The French offensive at the Chemin des Dames failed and the British were requested to relaunch attacks near Arras.The Australians of the 1st ANZAC corps attacked at the second battle of Bullecourt on 3rd May at 8.45 am. The result was derisory : the survivors managed to take possession of a 400 metre portion on the German front. On 6th May, the 7th British Division linked up with the Australian position. Fighting ceased on 15th May. The second battle of Bullecourt cost the lives of 7 000 Australians, for a derisory result : that of taking and holding a minute portion of the Hindenburg Line.
Today, the village of Bullecourt is one of the foundation places of the Australian nation. Around 10000 soldiers of the AIF were killed or wounded there.
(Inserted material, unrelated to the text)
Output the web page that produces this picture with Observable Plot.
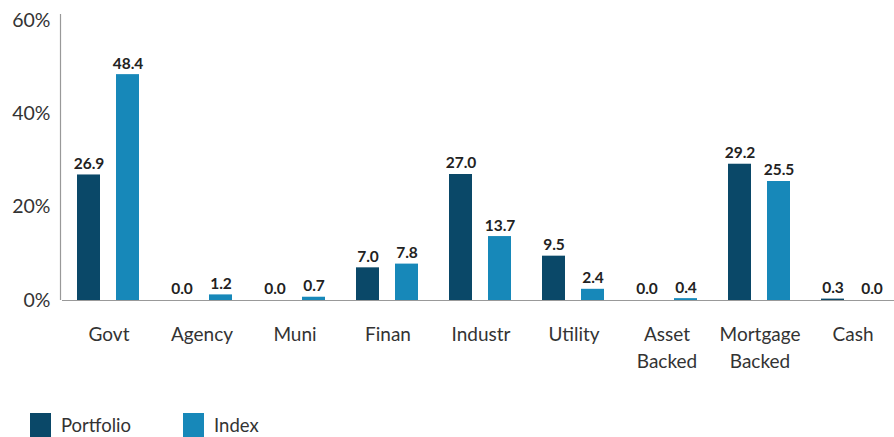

Homage is paid to them by a memorial park in which a statue stands representing a ''Digger''. This name was given to the Australian soldiers meaning the one who digs (in order to shelter from enemy fire). Every year, on ANZAC Day, on 25th April, a ceremony is organized by the Australian Embassy in homage of all the Australian soldiers who died during the Great War.
As it was very powerfully fortified, the village of Martinpuich was a pivot of the German defense system and the scene of violent fighting. It was taken from the Germans by the 15th Scottish Division (from September 1916 to August 1918).
On the village square, the memorial porch was a gift from the British in 1925. Another gift was the shelter over a part of the square so that the people of the village could meet up together. On the benches under this cover are plaques with inscriptions.
The Bois des Fourcaux (« High Wood ») was a place of violent fighting between the Scottish and Germans during the Battle of the Somme. Fighting began on 14th July but the wood was only entirely captured by the British 47th Division in September, when tanks were used for the first time.
Several memorials have been erected :
The « London and High Wood Extension Cemetery » contains 4 040 British, Canadian, Australian, New-Zealander, South African, Indian and German bodies.
The memorial to the Camerons Highlanders and Black Watch pays homage to the Scottish who died there after a mine explosion. We can still see the crater.
A cairn, made of 192 stones from Scotland, honours the memory of the 192 men of the Glasgow Highlanders who lost their lives on 5th July 1916 at the edge of the wood.